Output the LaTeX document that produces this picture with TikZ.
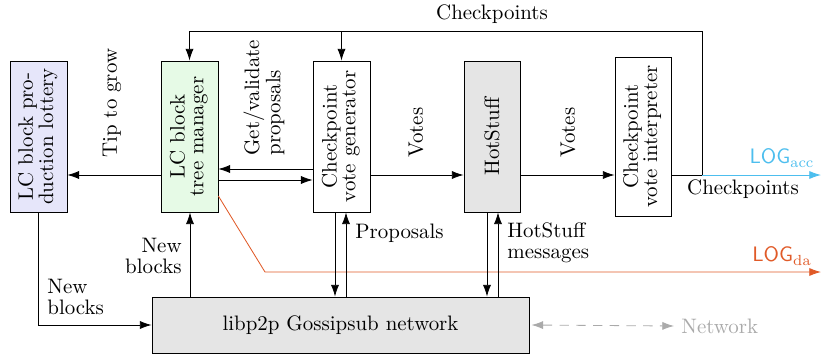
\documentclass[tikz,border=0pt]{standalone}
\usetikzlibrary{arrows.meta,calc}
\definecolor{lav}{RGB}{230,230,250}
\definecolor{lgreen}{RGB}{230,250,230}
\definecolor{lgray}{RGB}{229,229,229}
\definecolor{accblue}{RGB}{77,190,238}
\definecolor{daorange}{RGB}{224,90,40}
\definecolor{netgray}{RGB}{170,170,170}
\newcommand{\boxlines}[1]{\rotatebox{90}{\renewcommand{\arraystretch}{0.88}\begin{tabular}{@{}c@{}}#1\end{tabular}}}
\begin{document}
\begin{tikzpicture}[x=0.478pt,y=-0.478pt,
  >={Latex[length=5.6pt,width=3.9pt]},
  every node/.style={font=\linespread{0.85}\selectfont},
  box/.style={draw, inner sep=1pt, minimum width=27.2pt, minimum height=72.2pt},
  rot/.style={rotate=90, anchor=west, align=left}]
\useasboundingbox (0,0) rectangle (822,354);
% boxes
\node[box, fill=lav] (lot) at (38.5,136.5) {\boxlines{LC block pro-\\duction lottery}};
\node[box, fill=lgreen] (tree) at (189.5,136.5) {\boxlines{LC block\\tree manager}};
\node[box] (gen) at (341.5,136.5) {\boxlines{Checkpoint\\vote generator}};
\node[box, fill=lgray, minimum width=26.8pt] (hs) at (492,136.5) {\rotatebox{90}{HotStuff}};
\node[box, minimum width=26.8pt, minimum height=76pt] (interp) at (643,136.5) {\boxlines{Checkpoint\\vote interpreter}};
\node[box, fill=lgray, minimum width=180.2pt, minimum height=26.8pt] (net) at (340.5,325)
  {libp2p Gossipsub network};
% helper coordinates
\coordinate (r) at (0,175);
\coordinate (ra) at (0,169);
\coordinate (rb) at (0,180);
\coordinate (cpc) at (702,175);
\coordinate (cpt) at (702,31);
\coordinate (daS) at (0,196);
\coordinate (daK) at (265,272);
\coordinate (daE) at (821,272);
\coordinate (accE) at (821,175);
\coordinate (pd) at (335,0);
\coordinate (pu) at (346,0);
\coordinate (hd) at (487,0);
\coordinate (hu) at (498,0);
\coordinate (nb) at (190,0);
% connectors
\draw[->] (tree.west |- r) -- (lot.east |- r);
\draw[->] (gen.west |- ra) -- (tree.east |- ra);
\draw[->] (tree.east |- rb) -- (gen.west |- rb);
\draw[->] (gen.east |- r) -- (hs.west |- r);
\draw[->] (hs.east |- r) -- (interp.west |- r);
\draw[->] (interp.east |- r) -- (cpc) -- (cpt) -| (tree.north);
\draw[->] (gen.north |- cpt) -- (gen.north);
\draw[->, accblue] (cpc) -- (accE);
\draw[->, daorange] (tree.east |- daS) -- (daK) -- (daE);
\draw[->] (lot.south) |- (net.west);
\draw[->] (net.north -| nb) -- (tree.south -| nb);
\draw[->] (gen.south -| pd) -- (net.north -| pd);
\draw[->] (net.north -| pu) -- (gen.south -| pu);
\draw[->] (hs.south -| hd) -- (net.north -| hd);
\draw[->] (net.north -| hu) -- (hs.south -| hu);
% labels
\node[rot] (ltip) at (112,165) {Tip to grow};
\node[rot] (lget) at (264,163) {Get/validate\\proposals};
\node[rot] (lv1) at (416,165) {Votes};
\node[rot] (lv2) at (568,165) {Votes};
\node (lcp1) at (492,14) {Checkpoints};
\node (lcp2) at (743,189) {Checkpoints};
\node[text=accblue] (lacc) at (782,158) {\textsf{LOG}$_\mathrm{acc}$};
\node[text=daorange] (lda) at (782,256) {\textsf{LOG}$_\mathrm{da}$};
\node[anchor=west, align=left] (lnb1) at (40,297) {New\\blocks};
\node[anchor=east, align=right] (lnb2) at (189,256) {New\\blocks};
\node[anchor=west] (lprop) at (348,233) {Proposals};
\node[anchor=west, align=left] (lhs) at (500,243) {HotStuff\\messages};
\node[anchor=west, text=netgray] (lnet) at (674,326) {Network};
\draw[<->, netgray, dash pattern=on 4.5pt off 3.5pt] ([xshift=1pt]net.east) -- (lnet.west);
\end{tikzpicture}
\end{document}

---*---

◆ **Requirement**: All of the material above is to be copied exactly, except for its images.

◆ **Finished exercise**:
Output the LaTeX document that produces this picture with TikZ.
\documentclass[tikz,border=0pt]{standalone}
\usetikzlibrary{arrows.meta,calc}
\definecolor{lav}{RGB}{230,230,250}
\definecolor{lgreen}{RGB}{230,250,230}
\definecolor{lgray}{RGB}{229,229,229}
\definecolor{accblue}{RGB}{77,190,238}
\definecolor{daorange}{RGB}{224,90,40}
\definecolor{netgray}{RGB}{170,170,170}
\newcommand{\boxlines}[1]{\rotatebox{90}{\renewcommand{\arraystretch}{0.88}\begin{tabular}{@{}c@{}}#1\end{tabular}}}
\begin{document}
\begin{tikzpicture}[x=0.478pt,y=-0.478pt,
  >={Latex[length=5.6pt,width=3.9pt]},
  every node/.style={font=\linespread{0.85}\selectfont},
  box/.style={draw, inner sep=1pt, minimum width=27.2pt, minimum height=72.2pt},
  rot/.style={rotate=90, anchor=west, align=left}]
\useasboundingbox (0,0) rectangle (822,354);
% boxes
\node[box, fill=lav] (lot) at (38.5,136.5) {\boxlines{LC block pro-\\duction lottery}};
\node[box, fill=lgreen] (tree) at (189.5,136.5) {\boxlines{LC block\\tree manager}};
\node[box] (gen) at (341.5,136.5) {\boxlines{Checkpoint\\vote generator}};
\node[box, fill=lgray, minimum width=26.8pt] (hs) at (492,136.5) {\rotatebox{90}{HotStuff}};
\node[box, minimum width=26.8pt, minimum height=76pt] (interp) at (643,136.5) {\boxlines{Checkpoint\\vote interpreter}};
\node[box, fill=lgray, minimum width=180.2pt, minimum height=26.8pt] (net) at (340.5,325)
  {libp2p Gossipsub network};
% helper coordinates
\coordinate (r) at (0,175);
\coordinate (ra) at (0,169);
\coordinate (rb) at (0,180);
\coordinate (cpc) at (702,175);
\coordinate (cpt) at (702,31);
\coordinate (daS) at (0,196);
\coordinate (daK) at (265,272);
\coordinate (daE) at (821,272);
\coordinate (accE) at (821,175);
\coordinate (pd) at (335,0);
\coordinate (pu) at (346,0);
\coordinate (hd) at (487,0);
\coordinate (hu) at (498,0);
\coordinate (nb) at (190,0);
% connectors
\draw[->] (tree.west |- r) -- (lot.east |- r);
\draw[->] (gen.west |- ra) -- (tree.east |- ra);
\draw[->] (tree.east |- rb) -- (gen.west |- rb);
\draw[->] (gen.east |- r) -- (hs.west |- r);
\draw[->] (hs.east |- r) -- (interp.west |- r);
\draw[->] (interp.east |- r) -- (cpc) -- (cpt) -| (tree.north);
\draw[->] (gen.north |- cpt) -- (gen.north);
\draw[->, accblue] (cpc) -- (accE);
\draw[->, daorange] (tree.east |- daS) -- (daK) -- (daE);
\draw[->] (lot.south) |- (net.west);
\draw[->] (net.north -| nb) -- (tree.south -| nb);
\draw[->] (gen.south -| pd) -- (net.north -| pd);
\draw[->] (net.north -| pu) -- (gen.south -| pu);
\draw[->] (hs.south -| hd) -- (net.north -| hd);
\draw[->] (net.north -| hu) -- (hs.south -| hu);
% labels
\node[rot] (ltip) at (112,165) {Tip to grow};
\node[rot] (lget) at (264,163) {Get/validate\\proposals};
\node[rot] (lv1) at (416,165) {Votes};
\node[rot] (lv2) at (568,165) {Votes};
\node (lcp1) at (492,14) {Checkpoints};
\node (lcp2) at (743,189) {Checkpoints};
\node[text=accblue] (lacc) at (782,158) {\textsf{LOG}$_\mathrm{acc}$};
\node[text=daorange] (lda) at (782,256) {\textsf{LOG}$_\mathrm{da}$};
\node[anchor=west, align=left] (lnb1) at (40,297) {New\\blocks};
\node[anchor=east, align=right] (lnb2) at (189,256) {New\\blocks};
\node[anchor=west] (lprop) at (348,233) {Proposals};
\node[anchor=west, align=left] (lhs) at (500,243) {HotStuff\\messages};
\node[anchor=west, text=netgray] (lnet) at (674,326) {Network};
\draw[<->, netgray, dash pattern=on 4.5pt off 3.5pt] ([xshift=1pt]net.east) -- (lnet.west);
\end{tikzpicture}
\end{document}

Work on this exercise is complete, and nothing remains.